Con esa mezcla de condescendencia y descuido que suscitan los asuntos considerados “de señoras”, muchos medios de comunicación se siguen refiriendo a Marelbys Meza como “la niñera de Laura Sarabia” (¡y no de su hijo!). Algunas periodistas le han dicho, incluso, “la nanny”, como guiñándole el ojo a cierto tipo de audiencia que suele llamar “maids” a las empleadas de las casas, tal vez con la intención de ser parte de esa lengua común que habla la gente supuestamente considerada “divinamente”.
Aunque el escándalo palaciego que comenzó con el robo de dinero de una maleta podría parecer ya la noticia de un periódico de ayer, sigue resonando en la psique nacional, pues funciona como un cuadro de costumbres y representa comportamientos y valores de un sector del país, con sus prácticas excluyentes e hipócritas.
De una parte, repetir ese lapsus (“niñera de Laura Sarabia”) infantiliza a la mujer que fue secretaria de la Presidencia y le resta capacidad para haber ejercido semejante cargo. De otra parte, llamar niñera, ‘nanny’, o incluso sirvienta a Marelbys Meza le borra su identidad. Una mujer adulta que necesita niñera y otra mujer a la que solo se nombra en función de su oficio al servicio de otra se convierten, a fuerza de repeticiones, en dos personajes de cartón cuya única importancia radica en representar un tinglado social.
En ese escenario palaciego, perfecto para los cuadros de costumbres, hay dos actores masculinos, ellos sí con identidades y acciones bien definidas, que mueven la trama. De un lado, el exembajador Armando Benedetti, iracundo, vengativo y escandaloso, llena los silencios incómodos con un lenguaje soez que supuestamente avergüenza (pero, en el fondo, fascina) a algunos medios, que se regodean citando sus palabrotas con la supuesta intención de informar a su audiencia, y luego piden disculpas mojigatas.
Por otro lado, el presidente Gustavo Petro, también iracundo, asume el papel de víctima adolorida y, aunque toma partido por la secretaria del Palacio, expulsa a los dos funcionarios y vaga, desde entonces, por palacios del mundo despotricando del arribismo de la clase media. La trama está atravesada por un objeto que no es una espada para vengar el honor, sino un detector de mentiras. Alrededor de ese aparato se van tejiendo conspiraciones que se asocian con tragedias, y que amenazan con convertir aquella sátira costumbrista en una novela negra con un misterio sin esclarecer, como suele suceder en nuestros episodios nacionales, casi siempre delirantes y truculentos.

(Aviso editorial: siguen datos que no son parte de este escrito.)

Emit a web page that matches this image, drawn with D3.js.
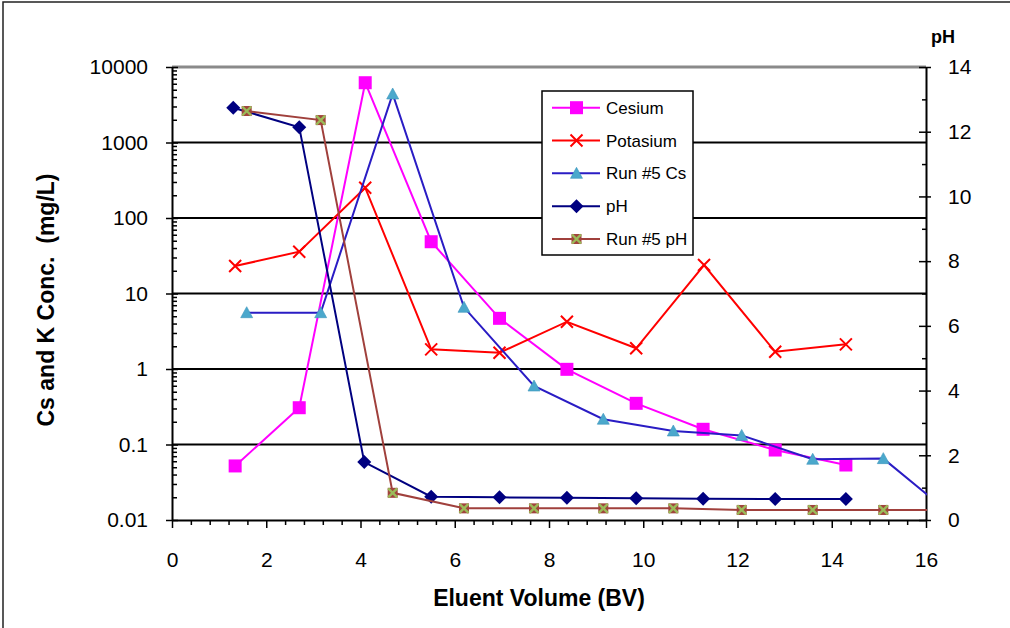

Sin embargo, lo que más me interesa del cuadro de costumbres es que ningún elemento suena extraño o inverosímil: ni esos hombres iracundos que amenazan a las audiencias ciudadanas con sus berrinches y sus delaciones y cuyos desbordes emocionales se asocian con la fuerza y el poder político, ni las personas adultas que necesitan niñeras durante toda la vida, ni la desconfianza instalada frente al denominado “personal del servicio”, que aparentemente legitima el uso del detector de mentiras, y que, antes del asunto de Sarabia, no había sido noticia ni entre quienes lo practican ni entre quienes deben someterse a esa práctica ignominiosa por la única sospecha de necesitar el dinero de un trabajo.
Independientemente de sus futuros desarrollos judiciales y políticos, el caso de Sarabia pone el foco en prácticas naturalizadas en ciertos estratos, como someter al polígrafo a la persona que va a cuidar a los hijos para confiarle las personas más importantes. El chiste se cuenta solo, pero se ejerce en el club de las mejores familias: igual que esconder dólares en maletas, sonrojarse al citar palabrotas ajenas y solazarse al hablar de la ‘maid’ o la ‘nanny’, en ‘espanglish’.